Pro se prisoner Michael Flournoy has filed a proposed complaint under 42 U.S.C. § 1983
in which he alleges that defendants violated his Fourth and Fourteenth amendment rights
during an investigation, arrest, and prosecution in Illinois state court. Plaintiff seeks monetary
damages for loss of work and missed family events, as well as punitive damages for what he
alleges to have been willful and malicious conduct by defendants.
Plaintiff has made an initial partial payment of the filing fee under 28 U.S.C.

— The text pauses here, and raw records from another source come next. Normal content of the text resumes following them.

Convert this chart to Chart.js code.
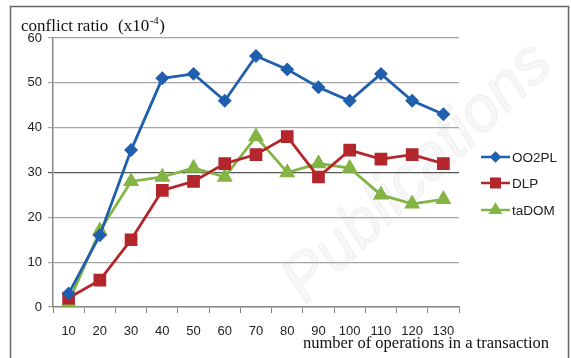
<!DOCTYPE html>
<html>
<head>
<meta charset="utf-8">
<script src="https://cdn.jsdelivr.net/npm/chart.js@4/dist/chart.umd.min.js"></script>
<style>
  html, body { margin: 0; padding: 0; background: #fff; }
  #wrap { width: 571px; height: 358px; }
</style>
</head>
<body>
<div id="wrap"><canvas id="conflict"></canvas></div>
<script>
// operations per transaction
const ops = ['10', '20', '30', '40', '50', '60', '70', '80', '90', '100', '110', '120', '130'];
// conflict ratio, units of 1e-4
const oo2pl = [3, 16, 35, 51, 52, 46, 56, 53, 49, 46, 52, 46, 43];
const dlp = [2, 6, 15, 26, 28, 32, 34, 38, 29, 35, 33, 34, 32];
const tadom = [1, 17, 28, 29, 31, 29, 38, 30, 32, 31, 25, 23, 24];
const yTicks = [0, 10, 20, 30, 40, 50, 60];

const BLUE = '#1f5fae';
const RED = '#b3262b';
const GREEN = '#84b443';

// faint publisher watermark behind the plot
const watermark = {
  id: 'watermark',
  beforeDraw(chart) {
    const ctx = chart.ctx;
    ctx.save();
    ctx.translate(305, 305);
    ctx.rotate(-0.76);
    ctx.font = 'italic 64px "Liberation Sans"';
    ctx.fillStyle = 'rgba(0,0,0,0.03)';
    ctx.strokeStyle = 'rgba(0,0,0,0.045)';
    ctx.lineWidth = 1.5;
    ctx.fillText('Publications', 0, 0);
    ctx.strokeText('Publications', 0, 0);
    ctx.restore();
  }
};

// frame, axis titles and the legend box on the right
const decorations = {
  id: 'decorations',
  afterDraw(chart) {
    const ctx = chart.ctx;
    ctx.save();
    ctx.strokeStyle = '#666';
    ctx.lineWidth = 1.5;
    ctx.beginPath();
    ctx.moveTo(10.5, 358);
    ctx.lineTo(10.5, 6.5);
    ctx.lineTo(568.5, 6.5);
    ctx.lineTo(568.5, 358);
    ctx.stroke();

    ctx.fillStyle = '#111';
    ctx.textBaseline = 'alphabetic';
    ctx.font = '17px "Liberation Serif"';
    ctx.fillText('conflict ratio', 21, 31);
    let x = 118;
    ctx.fillText('(x10', x, 31);
    x += ctx.measureText('(x10').width;
    ctx.font = '11px "Liberation Serif"';
    ctx.fillText('-4', x + 0.5, 24);
    x += ctx.measureText('-4').width + 1;
    ctx.font = '17px "Liberation Serif"';
    ctx.fillText(')', x, 31);

    ctx.textAlign = 'right';
    ctx.font = '16.5px "Liberation Serif"';
    ctx.fillText('number of operations in a transaction', 549, 348);

    // legend entries: line with marker, then name
    const items = [
      { ds: 0, y: 157 },
      { ds: 1, y: 183 },
      { ds: 2, y: 210 }
    ];
    ctx.textAlign = 'left';
    ctx.textBaseline = 'middle';
    ctx.font = '13.5px "Liberation Sans"';
    items.forEach(it => {
      const ds = chart.data.datasets[it.ds];
      ctx.strokeStyle = ds.borderColor;
      ctx.lineWidth = 2.5;
      ctx.beginPath();
      ctx.moveTo(481, it.y);
      ctx.lineTo(510, it.y);
      ctx.stroke();
      Chart.helpers.drawPoint(ctx, {
        pointStyle: ds.pointStyle,
        radius: ds.pointRadius - 1,
        rotation: 0,
        borderWidth: 1
      }, 495.5, it.y);
      ctx.fillStyle = ds.pointBackgroundColor;
      ctx.fill();
      ctx.fillStyle = '#222';
      ctx.fillText(ds.label, 512, it.y + 1);
    });
    ctx.restore();
  }
};

new Chart(document.getElementById('conflict'), {
  type: 'line',
  data: {
    labels: ops,
    datasets: [
      {
        label: 'OO2PL',
        data: oo2pl,
        borderColor: BLUE,
        backgroundColor: BLUE,
        pointBackgroundColor: BLUE,
        pointBorderColor: BLUE,
        pointStyle: 'rectRot',
        pointRadius: 5,
        borderWidth: 2.8
      },
      {
        label: 'DLP',
        data: dlp,
        borderColor: RED,
        backgroundColor: RED,
        pointBackgroundColor: RED,
        pointBorderColor: RED,
        pointStyle: 'rect',
        pointRadius: 7,
        borderWidth: 2.8
      },
      {
        label: 'taDOM',
        data: tadom,
        borderColor: GREEN,
        backgroundColor: GREEN,
        pointBackgroundColor: GREEN,
        pointBorderColor: GREEN,
        pointStyle: 'triangle',
        pointRadius: 6.5,
        borderWidth: 2.8
      }
    ]
  },
  options: {
    responsive: true,
    maintainAspectRatio: false,
    animation: false,
    events: [],
    layout: { padding: { top: 38, right: 112, left: 0, bottom: 0 } },
    elements: { line: { tension: 0 }, point: { borderWidth: 1 } },
    plugins: {
      legend: { display: false },
      title: { display: false },
      tooltip: { enabled: false }
    },
    scales: {
      x: {
        offset: true,
        afterFit(scale) { scale.height = 51; },
        grid: {
          offset: true,
          drawOnChartArea: false,
          drawTicks: true,
          tickLength: 6,
          color: '#888'
        },
        border: { color: '#888', width: 1.5 },
        ticks: {
          color: '#222',
          font: { family: 'Liberation Sans', size: 13 },
          padding: 11,
          maxRotation: 0,
          autoSkip: false
        }
      },
      y: {
        min: 0,
        max: 60,
        afterFit(scale) { scale.width = 53; },
        afterBuildTicks(scale) { scale.ticks = yTicks.map(v => ({ value: v })); },
        grid: {
          color: ctx => (ctx.tick && ctx.tick.value === 30 ? '#555' : '#a6a6a6'),
          lineWidth: 1.2,
          tickLength: 5
        },
        border: { color: '#888', width: 1.5 },
        ticks: {
          color: '#222',
          font: { family: 'Liberation Sans', size: 13 },
          padding: 6
        }
      }
    }
  },
  plugins: [watermark, decorations]
});
</script>
</body>
</html>
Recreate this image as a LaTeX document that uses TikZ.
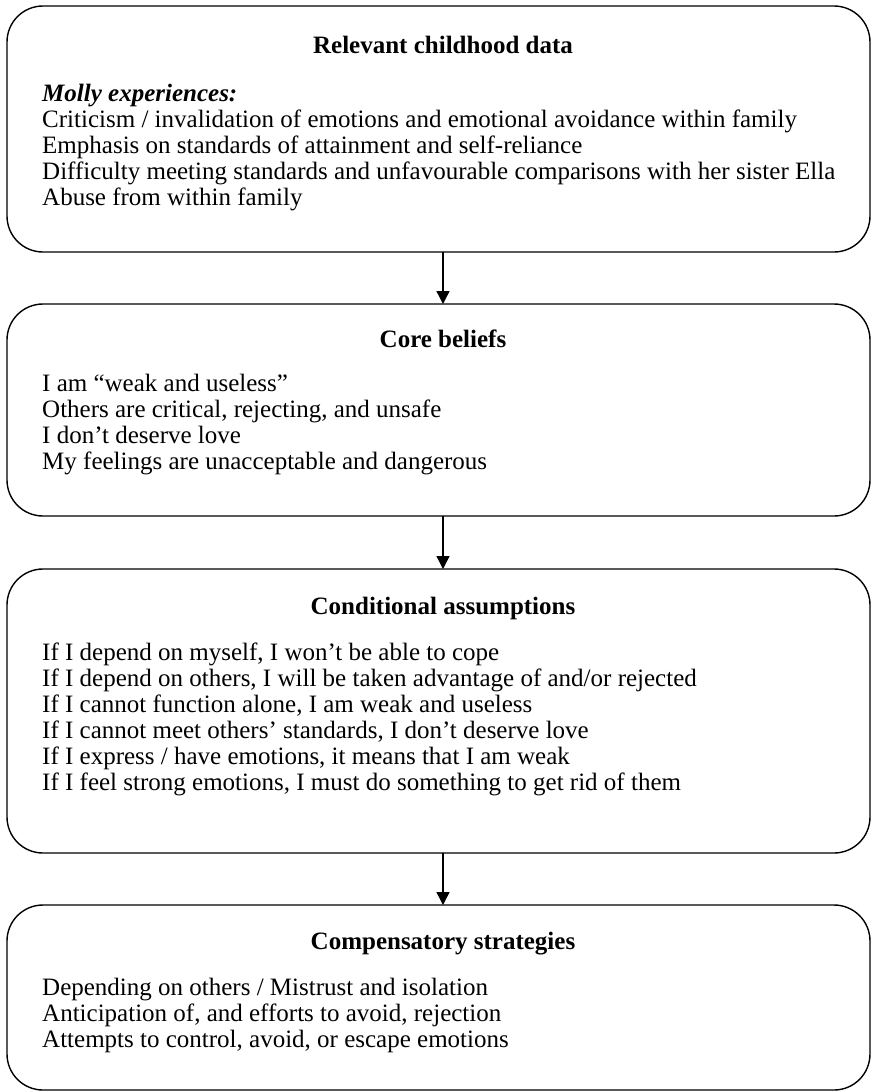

§ 1915(b)(1). The next step in this case is for the court to screen plaintiff’s complaint and
dismiss any portion that is legally frivolous, malicious, fails to state a claim upon which relief
may be granted, or asks for monetary damages from a defendant who by law cannot be sued for
money damages. 28 U.S.C. §§ 1915 and 1915A. In screening any pro se litigant’s complaint, the
court must read the allegations of the complaint generously. Haines v. Kerner, 404 U.S. 519, 521
(1972). After reviewing the complaint with this principle in mind, I conclude that plaintiff has
failed to provide a short and plain statement of a claim for unlawful arrest. I will therefore
dismiss plaintiff’s complaint in its entirety, but allow him an opportunity to amend.
ALLEGATIONS OF FACT
Plaintiff is currently a prisoner at FCI-Oxford, located in Wisconsin. He was convicted in
the United States District Court for the Northern District of Illinois on one count of conspiring
to possess cocaine with intent to distribute and one count of attempting to possess cocaine with
intent to distribute. Plaintiff’s direct appeal is currently pending before the Seventh Circuit.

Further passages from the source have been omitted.